Queen’s Diamond Jubilee
It had to come to an end sometime. After days of pomp and pageantry, of waving flags and rousing music, the boats have been moored, the ceremonial uniforms set aside and the bunting taken down. The Diamond Jubilee is over, and we find ourselves back in a grimmer, grayer world — a place of government U-turns and double-dip recessions rather than street parties and good cheer.
So what, as memories start to fade, will we remember of the Jubilee? The most obvious lessons are twofold. First, that Britain can still put on a show, no matter what obstacles the elements may put in its way. Second, and more profoundly, that millions of the queen’s subjects wanted to take the chance, as the Prince of Wales said at the Jubilee concert, to say “thank you” — to assure her not just of their loyalty, but their gratitude for her 60 years of service.
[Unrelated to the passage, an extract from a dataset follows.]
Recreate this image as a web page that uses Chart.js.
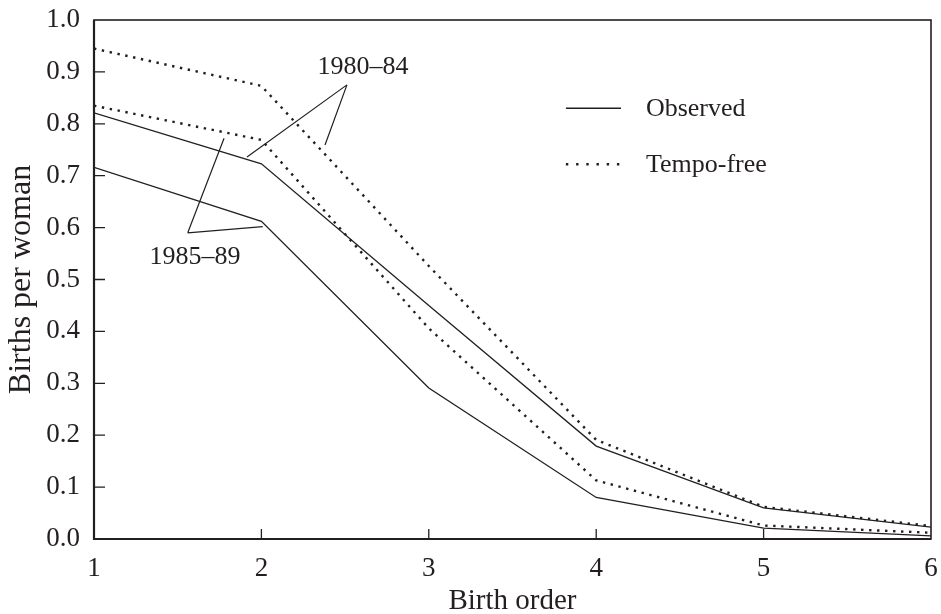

Above all, the Diamond Jubilee was a celebration of the grandest and oldest of those institutions: the monarchy itself. … the Queen — unusually in this egocentric age — “sees herself as the custodian of her own line and its special calling much more than as an individual with personal goals and needs.” The Diamond Jubilee was a celebration of her person, and her reign, but it was also a celebration of that dynastic line, and the continuity it embodies. Indeed, the illness of the Duke of Edinburgh, unfortunate though it was, reminded us that we are ruled not by impersonal constitutional drones, but by a living, breathing family, one in whose triumphs and misfortunes the nation has long shared.
The Telegraph, London
Spain’s banking crisis
Spain’s banking crisis — even more than the political crisis in Greece — may prove to be the Eurozone’s undoing. Urgent action is needed.
Spanish officials hinted they would like Germany to come to its aid and allow euro zone rescue funds to lend money directly to its banks, which are overburdened with bad property debts.
This is an idea worth considering. The situation in the fourth largest economy in the 17-nation European currency bloc is critical, and the risks of contagion are huge.
The government of Prime Minister Mariano Rajoy is reluctant to appeal directly for help from Europe’s bailout fund because then it would have to agree to a formal rescue program, with stringent conditions — and this would be politically difficult in a country already undergoing austerity measures.
Unlike Greece, Spain did not have a government deficit before the 2008 recession and did not lie about its financial books. Its economic woes were caused by a property boom, thanks in part to the single currency. When the bubble burst, the country was left a fiscal hole it could not repair and severe banking problems that it attempted to paper over, rather than undertake a painful restructuring.
As a result, weak banks, especially the cajas, or savings and loans unions, were pushed into mergers with somewhat sounder institutions. The unfortunate result was a more frail and vulnerable banking system in which the markets had no confidence.
If euro-zone countries injected funds into Spain’s banks, it would solve the immediate problem, increase confidence and help Spain undertake the necessary longer-term structural makeover to put its banks and economy on a sounder footing. A more closely integrated banking regulatory system for euro-zone countries would improve the ability of Spain and other members with battered economies to weather severe financial-sector storms in the future, and help prevent similar crises while reducing the risk of contagion to healthier banks in Europe and around the world.